Açıktır ki; barış, teslim olmakla sağlanamaz. Barışseverlik düzene sığınmak değildir. Gerçek barışı savunanlar, barışseverler, bunun sınıf savaşıyla kazanılacağını bilen ve bunun için mücadele eden komünistler ve devrimcilerdir. Onlar, savaşın sınıflar arası çatışmalardan, çelişkilerden doğduğunu bildikleri için, barışın da egemen sınıf iktidarının yıkılmasıyla, devrim ve sosyalizmle geleceğini bilirler.

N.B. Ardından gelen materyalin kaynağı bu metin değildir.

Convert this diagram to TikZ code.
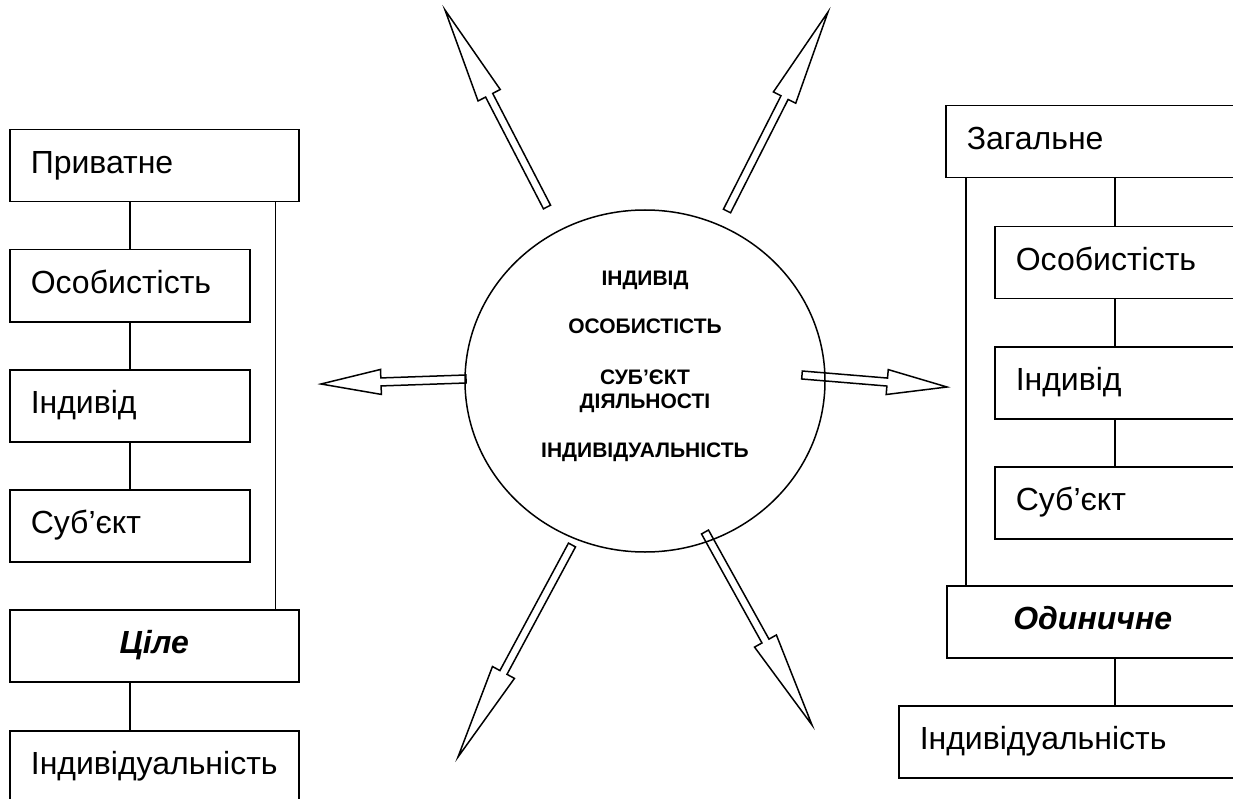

Her egemen sınıf, kendi “barış”ını dayatır ve onun propagandasını yapar. Bugün de sermaye düzeninin “barış” propagandasının içeriği; “silahlarınızı bırakın”, “ideolojiniz öldü”, “gelin teslim olun ve barış içinde yaşayın” şeklindedir. Düzenin bu “barış” propagandası ile liberal reformizmin ve Kürt hareketinin barış çağrıları öz olarak aynı noktada buluşmaktadır. Bu türden bir “barış” çağrısının sermaye düzeninin işine geleceği açıktır. Bu, aslında “barış” değil, teslimiyettir; kendi ideal ve hedeflerinden vazgeçmek, düşmanın iradesini kabul etmektir.

Sömürgeci sermaye devletinin “Kürt sorununun çözümü”nden, aynı anlama gelmek üzere “barış”tan anladığı, Türk ve Kürt halklarının hak eşitliği temelinde gönüllü birliği ve kardeşleşmesi değil, Kürt hareketini tasfiye ederek Kürt halkını denetim altına almaktır. Gelinen aşama, Kürt halkına yönelik yıllardır süren kirli savaşın ufak tefek rötuşlarla bir uzantısı ve onun özel bir evresinden ibarettir.

Açıktır ki, tıpkı öncekiler gibi son ABD patentli politika da Kürt sorununa çözüm getirmeyecektir. Kürt sorunu; “dağdakilerin düz ovaya inmesi”, bazı kültürel kırıntıların verilmesi, bireysel düzeyde etnik kimliğin kabul edilmesiyle çözülemez. Zira, Kürt sorunu çözülmeden tüm ağırlığıyla orta yerde kalacaktır. O, ancak siyasal temelde, yani ezilen Kürt ulusunun ulusal eşitlik ve özgürlük istemlerinin karşılanmasıyla çözülebilir. Bunu da ancak toplumsal bir devrim sağlayabilir.